The category models directory should contain only .svm model files.

Re-Run Models on Additional Data

If you have one or more .svm model files in your category_models folder, you can run the ‘bash’ script in your project folder. This can either be on the same data you just processed, or new data. By default, this script consumes the supplied input_list.txt and produces a detection file called ‘svm_detections.csv’ containing a probability for each input model in the category_models directory per detection. Alternatively this pipeline, this can be run from within the annotation GUI.

The resultant detection .csv file is in the same common format that most other examples in VIAME take. You can load this detection file up in the annotation GUI and select a detection threshold for your newly-trained detector, see here. You can use these models on any imagery, it doesn’t need to be the same imagery you trained it on.

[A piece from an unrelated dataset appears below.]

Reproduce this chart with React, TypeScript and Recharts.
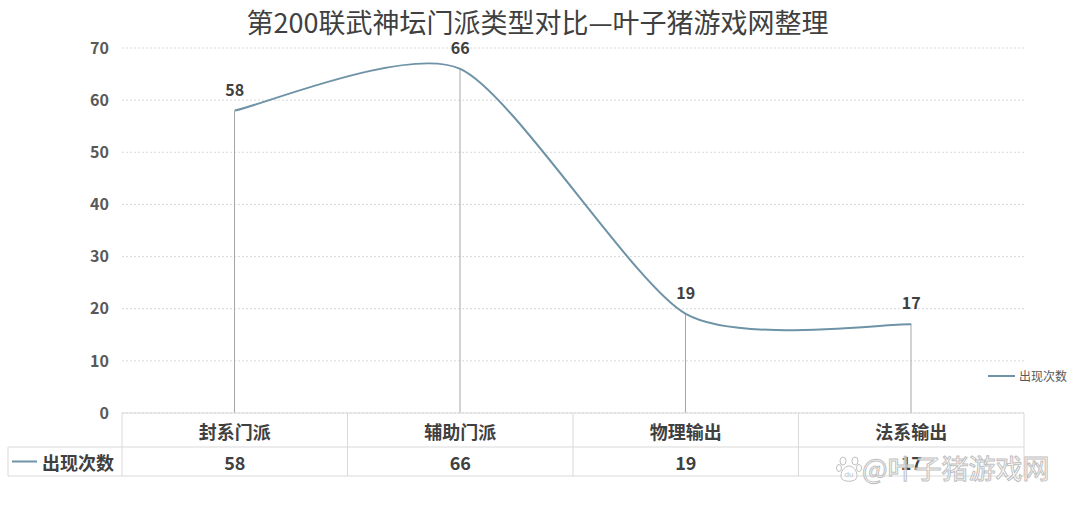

Correct Results and Train a Better Model

If you have a detection .csv file for corresponding imagery, and want to train a better (deep) model for the data, you can first correct any mistakes (either mis-classifications, grossly incorrect boxes, or missed detections) in the annotation GUI. To do this, set a detection threshold you want to annotate at, do not change it, and make the boxes as perfect as possible at this threshold. Over-ride any incorrectly computed classification types, and create new detections for objects which were missed by the initial model. Export a new detection csv (File->Export Tracks) after correcting as many boxes as you can. Lastly, feed this into the ground-up detector training example. Make sure to set whatever threshold you set for annotation in the [train].sh script you use for new model training.

Tuning Algorithms (Advanced)

Coming Soon….

Rapid Model Generation

Rapid model generation can be performed using the same method as image and video search (above), just saving out the resultant trained detection models after performing iterative query refinement. These models can then be used in detection pipelines, or further refined or used in future video searches.